(Entries with chart source code)

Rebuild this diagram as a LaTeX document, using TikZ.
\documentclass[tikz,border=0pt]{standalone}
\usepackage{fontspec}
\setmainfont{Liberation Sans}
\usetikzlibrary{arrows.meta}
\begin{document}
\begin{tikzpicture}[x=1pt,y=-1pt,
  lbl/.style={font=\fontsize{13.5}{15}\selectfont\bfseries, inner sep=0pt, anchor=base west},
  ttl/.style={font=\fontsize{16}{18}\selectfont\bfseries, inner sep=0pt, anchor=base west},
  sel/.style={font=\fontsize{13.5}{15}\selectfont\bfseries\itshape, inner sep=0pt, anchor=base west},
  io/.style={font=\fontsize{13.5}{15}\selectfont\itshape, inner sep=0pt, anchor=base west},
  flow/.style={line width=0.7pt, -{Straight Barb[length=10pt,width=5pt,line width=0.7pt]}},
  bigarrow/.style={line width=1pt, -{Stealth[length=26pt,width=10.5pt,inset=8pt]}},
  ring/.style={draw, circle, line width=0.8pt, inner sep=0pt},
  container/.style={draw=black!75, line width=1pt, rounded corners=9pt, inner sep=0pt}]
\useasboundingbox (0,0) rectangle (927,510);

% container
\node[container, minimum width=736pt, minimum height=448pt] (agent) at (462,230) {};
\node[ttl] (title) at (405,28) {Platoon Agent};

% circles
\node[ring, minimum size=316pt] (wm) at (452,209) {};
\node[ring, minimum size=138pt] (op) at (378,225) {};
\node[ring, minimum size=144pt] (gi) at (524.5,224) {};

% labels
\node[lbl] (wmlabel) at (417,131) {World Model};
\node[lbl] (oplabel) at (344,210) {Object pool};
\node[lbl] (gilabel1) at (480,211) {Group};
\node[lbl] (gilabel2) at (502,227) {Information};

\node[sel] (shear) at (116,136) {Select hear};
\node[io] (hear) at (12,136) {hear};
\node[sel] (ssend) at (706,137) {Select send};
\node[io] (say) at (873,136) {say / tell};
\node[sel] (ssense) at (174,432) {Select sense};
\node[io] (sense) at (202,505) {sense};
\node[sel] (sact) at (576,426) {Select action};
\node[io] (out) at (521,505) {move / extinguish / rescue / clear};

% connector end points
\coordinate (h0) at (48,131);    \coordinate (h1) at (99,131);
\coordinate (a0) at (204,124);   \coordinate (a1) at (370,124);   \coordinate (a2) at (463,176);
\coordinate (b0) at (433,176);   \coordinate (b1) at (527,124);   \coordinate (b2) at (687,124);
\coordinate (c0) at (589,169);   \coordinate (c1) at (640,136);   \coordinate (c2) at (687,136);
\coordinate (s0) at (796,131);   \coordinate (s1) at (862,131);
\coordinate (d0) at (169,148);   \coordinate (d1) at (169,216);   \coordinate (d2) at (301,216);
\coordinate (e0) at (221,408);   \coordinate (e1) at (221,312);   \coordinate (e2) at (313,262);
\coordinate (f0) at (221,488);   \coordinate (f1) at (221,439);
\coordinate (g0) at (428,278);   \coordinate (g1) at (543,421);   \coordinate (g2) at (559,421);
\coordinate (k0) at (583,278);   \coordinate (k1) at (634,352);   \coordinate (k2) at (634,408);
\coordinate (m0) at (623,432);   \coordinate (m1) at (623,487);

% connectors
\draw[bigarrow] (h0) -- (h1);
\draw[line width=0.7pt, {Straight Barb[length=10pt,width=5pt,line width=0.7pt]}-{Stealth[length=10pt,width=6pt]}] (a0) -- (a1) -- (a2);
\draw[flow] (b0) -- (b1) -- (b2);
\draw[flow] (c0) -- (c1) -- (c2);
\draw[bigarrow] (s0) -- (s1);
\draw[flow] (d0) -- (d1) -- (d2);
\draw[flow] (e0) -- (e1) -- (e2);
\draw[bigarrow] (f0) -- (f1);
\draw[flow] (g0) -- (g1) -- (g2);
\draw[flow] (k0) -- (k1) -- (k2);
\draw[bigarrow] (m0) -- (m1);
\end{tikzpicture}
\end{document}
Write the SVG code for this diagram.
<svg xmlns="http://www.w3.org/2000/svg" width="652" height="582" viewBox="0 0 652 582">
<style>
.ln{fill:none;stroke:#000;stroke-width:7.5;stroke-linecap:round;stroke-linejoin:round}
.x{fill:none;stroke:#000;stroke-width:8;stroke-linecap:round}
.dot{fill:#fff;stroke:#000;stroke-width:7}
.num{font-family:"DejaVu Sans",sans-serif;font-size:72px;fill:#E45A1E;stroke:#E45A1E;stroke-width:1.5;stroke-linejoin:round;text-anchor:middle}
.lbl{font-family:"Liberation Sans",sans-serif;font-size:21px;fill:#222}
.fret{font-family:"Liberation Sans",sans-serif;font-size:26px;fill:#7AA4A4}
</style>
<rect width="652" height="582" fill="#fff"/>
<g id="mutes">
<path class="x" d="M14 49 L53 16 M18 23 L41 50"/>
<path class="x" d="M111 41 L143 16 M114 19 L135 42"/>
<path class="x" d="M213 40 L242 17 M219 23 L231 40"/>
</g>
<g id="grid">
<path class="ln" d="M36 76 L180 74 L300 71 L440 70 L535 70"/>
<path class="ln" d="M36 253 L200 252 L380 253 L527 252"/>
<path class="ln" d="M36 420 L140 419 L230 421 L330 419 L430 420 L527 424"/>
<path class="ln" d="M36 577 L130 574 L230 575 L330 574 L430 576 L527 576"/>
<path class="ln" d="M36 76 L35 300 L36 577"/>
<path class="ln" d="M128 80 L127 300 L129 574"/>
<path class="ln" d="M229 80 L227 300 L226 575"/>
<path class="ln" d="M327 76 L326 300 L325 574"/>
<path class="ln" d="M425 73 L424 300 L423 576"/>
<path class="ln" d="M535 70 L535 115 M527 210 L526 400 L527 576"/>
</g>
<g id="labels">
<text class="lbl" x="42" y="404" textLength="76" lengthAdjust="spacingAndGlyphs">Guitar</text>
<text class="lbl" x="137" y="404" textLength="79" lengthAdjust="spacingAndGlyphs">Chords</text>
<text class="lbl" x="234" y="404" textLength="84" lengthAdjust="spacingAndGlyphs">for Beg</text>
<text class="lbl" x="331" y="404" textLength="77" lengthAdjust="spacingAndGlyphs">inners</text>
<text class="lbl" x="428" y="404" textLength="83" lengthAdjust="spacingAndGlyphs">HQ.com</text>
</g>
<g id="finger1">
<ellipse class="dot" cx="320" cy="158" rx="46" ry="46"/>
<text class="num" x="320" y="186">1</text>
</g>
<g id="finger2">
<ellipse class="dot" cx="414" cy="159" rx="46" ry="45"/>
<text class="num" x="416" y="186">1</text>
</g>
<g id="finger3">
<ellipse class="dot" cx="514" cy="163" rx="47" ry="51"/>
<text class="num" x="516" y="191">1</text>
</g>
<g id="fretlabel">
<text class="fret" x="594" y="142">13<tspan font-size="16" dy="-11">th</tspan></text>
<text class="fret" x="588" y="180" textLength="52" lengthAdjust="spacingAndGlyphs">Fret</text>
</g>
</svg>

Short exercise :: Each line above must be printed exactly as it appears.

Reply ::
Rebuild this diagram as a LaTeX document, using TikZ.
\documentclass[tikz,border=0pt]{standalone}
\usepackage{fontspec}
\setmainfont{Liberation Sans}
\usetikzlibrary{arrows.meta}
\begin{document}
\begin{tikzpicture}[x=1pt,y=-1pt,
  lbl/.style={font=\fontsize{13.5}{15}\selectfont\bfseries, inner sep=0pt, anchor=base west},
  ttl/.style={font=\fontsize{16}{18}\selectfont\bfseries, inner sep=0pt, anchor=base west},
  sel/.style={font=\fontsize{13.5}{15}\selectfont\bfseries\itshape, inner sep=0pt, anchor=base west},
  io/.style={font=\fontsize{13.5}{15}\selectfont\itshape, inner sep=0pt, anchor=base west},
  flow/.style={line width=0.7pt, -{Straight Barb[length=10pt,width=5pt,line width=0.7pt]}},
  bigarrow/.style={line width=1pt, -{Stealth[length=26pt,width=10.5pt,inset=8pt]}},
  ring/.style={draw, circle, line width=0.8pt, inner sep=0pt},
  container/.style={draw=black!75, line width=1pt, rounded corners=9pt, inner sep=0pt}]
\useasboundingbox (0,0) rectangle (927,510);

% container
\node[container, minimum width=736pt, minimum height=448pt] (agent) at (462,230) {};
\node[ttl] (title) at (405,28) {Platoon Agent};

% circles
\node[ring, minimum size=316pt] (wm) at (452,209) {};
\node[ring, minimum size=138pt] (op) at (378,225) {};
\node[ring, minimum size=144pt] (gi) at (524.5,224) {};

% labels
\node[lbl] (wmlabel) at (417,131) {World Model};
\node[lbl] (oplabel) at (344,210) {Object pool};
\node[lbl] (gilabel1) at (480,211) {Group};
\node[lbl] (gilabel2) at (502,227) {Information};

\node[sel] (shear) at (116,136) {Select hear};
\node[io] (hear) at (12,136) {hear};
\node[sel] (ssend) at (706,137) {Select send};
\node[io] (say) at (873,136) {say / tell};
\node[sel] (ssense) at (174,432) {Select sense};
\node[io] (sense) at (202,505) {sense};
\node[sel] (sact) at (576,426) {Select action};
\node[io] (out) at (521,505) {move / extinguish / rescue / clear};

% connector end points
\coordinate (h0) at (48,131);    \coordinate (h1) at (99,131);
\coordinate (a0) at (204,124);   \coordinate (a1) at (370,124);   \coordinate (a2) at (463,176);
\coordinate (b0) at (433,176);   \coordinate (b1) at (527,124);   \coordinate (b2) at (687,124);
\coordinate (c0) at (589,169);   \coordinate (c1) at (640,136);   \coordinate (c2) at (687,136);
\coordinate (s0) at (796,131);   \coordinate (s1) at (862,131);
\coordinate (d0) at (169,148);   \coordinate (d1) at (169,216);   \coordinate (d2) at (301,216);
\coordinate (e0) at (221,408);   \coordinate (e1) at (221,312);   \coordinate (e2) at (313,262);
\coordinate (f0) at (221,488);   \coordinate (f1) at (221,439);
\coordinate (g0) at (428,278);   \coordinate (g1) at (543,421);   \coordinate (g2) at (559,421);
\coordinate (k0) at (583,278);   \coordinate (k1) at (634,352);   \coordinate (k2) at (634,408);
\coordinate (m0) at (623,432);   \coordinate (m1) at (623,487);

% connectors
\draw[bigarrow] (h0) -- (h1);
\draw[line width=0.7pt, {Straight Barb[length=10pt,width=5pt,line width=0.7pt]}-{Stealth[length=10pt,width=6pt]}] (a0) -- (a1) -- (a2);
\draw[flow] (b0) -- (b1) -- (b2);
\draw[flow] (c0) -- (c1) -- (c2);
\draw[bigarrow] (s0) -- (s1);
\draw[flow] (d0) -- (d1) -- (d2);
\draw[flow] (e0) -- (e1) -- (e2);
\draw[bigarrow] (f0) -- (f1);
\draw[flow] (g0) -- (g1) -- (g2);
\draw[flow] (k0) -- (k1) -- (k2);
\draw[bigarrow] (m0) -- (m1);
\end{tikzpicture}
\end{document}
Write the SVG code for this diagram.
<svg xmlns="http://www.w3.org/2000/svg" width="652" height="582" viewBox="0 0 652 582">
<style>
.ln{fill:none;stroke:#000;stroke-width:7.5;stroke-linecap:round;stroke-linejoin:round}
.x{fill:none;stroke:#000;stroke-width:8;stroke-linecap:round}
.dot{fill:#fff;stroke:#000;stroke-width:7}
.num{font-family:"DejaVu Sans",sans-serif;font-size:72px;fill:#E45A1E;stroke:#E45A1E;stroke-width:1.5;stroke-linejoin:round;text-anchor:middle}
.lbl{font-family:"Liberation Sans",sans-serif;font-size:21px;fill:#222}
.fret{font-family:"Liberation Sans",sans-serif;font-size:26px;fill:#7AA4A4}
</style>
<rect width="652" height="582" fill="#fff"/>
<g id="mutes">
<path class="x" d="M14 49 L53 16 M18 23 L41 50"/>
<path class="x" d="M111 41 L143 16 M114 19 L135 42"/>
<path class="x" d="M213 40 L242 17 M219 23 L231 40"/>
</g>
<g id="grid">
<path class="ln" d="M36 76 L180 74 L300 71 L440 70 L535 70"/>
<path class="ln" d="M36 253 L200 252 L380 253 L527 252"/>
<path class="ln" d="M36 420 L140 419 L230 421 L330 419 L430 420 L527 424"/>
<path class="ln" d="M36 577 L130 574 L230 575 L330 574 L430 576 L527 576"/>
<path class="ln" d="M36 76 L35 300 L36 577"/>
<path class="ln" d="M128 80 L127 300 L129 574"/>
<path class="ln" d="M229 80 L227 300 L226 575"/>
<path class="ln" d="M327 76 L326 300 L325 574"/>
<path class="ln" d="M425 73 L424 300 L423 576"/>
<path class="ln" d="M535 70 L535 115 M527 210 L526 400 L527 576"/>
</g>
<g id="labels">
<text class="lbl" x="42" y="404" textLength="76" lengthAdjust="spacingAndGlyphs">Guitar</text>
<text class="lbl" x="137" y="404" textLength="79" lengthAdjust="spacingAndGlyphs">Chords</text>
<text class="lbl" x="234" y="404" textLength="84" lengthAdjust="spacingAndGlyphs">for Beg</text>
<text class="lbl" x="331" y="404" textLength="77" lengthAdjust="spacingAndGlyphs">inners</text>
<text class="lbl" x="428" y="404" textLength="83" lengthAdjust="spacingAndGlyphs">HQ.com</text>
</g>
<g id="finger1">
<ellipse class="dot" cx="320" cy="158" rx="46" ry="46"/>
<text class="num" x="320" y="186">1</text>
</g>
<g id="finger2">
<ellipse class="dot" cx="414" cy="159" rx="46" ry="45"/>
<text class="num" x="416" y="186">1</text>
</g>
<g id="finger3">
<ellipse class="dot" cx="514" cy="163" rx="47" ry="51"/>
<text class="num" x="516" y="191">1</text>
</g>
<g id="fretlabel">
<text class="fret" x="594" y="142">13<tspan font-size="16" dy="-11">th</tspan></text>
<text class="fret" x="588" y="180" textLength="52" lengthAdjust="spacingAndGlyphs">Fret</text>
</g>
</svg>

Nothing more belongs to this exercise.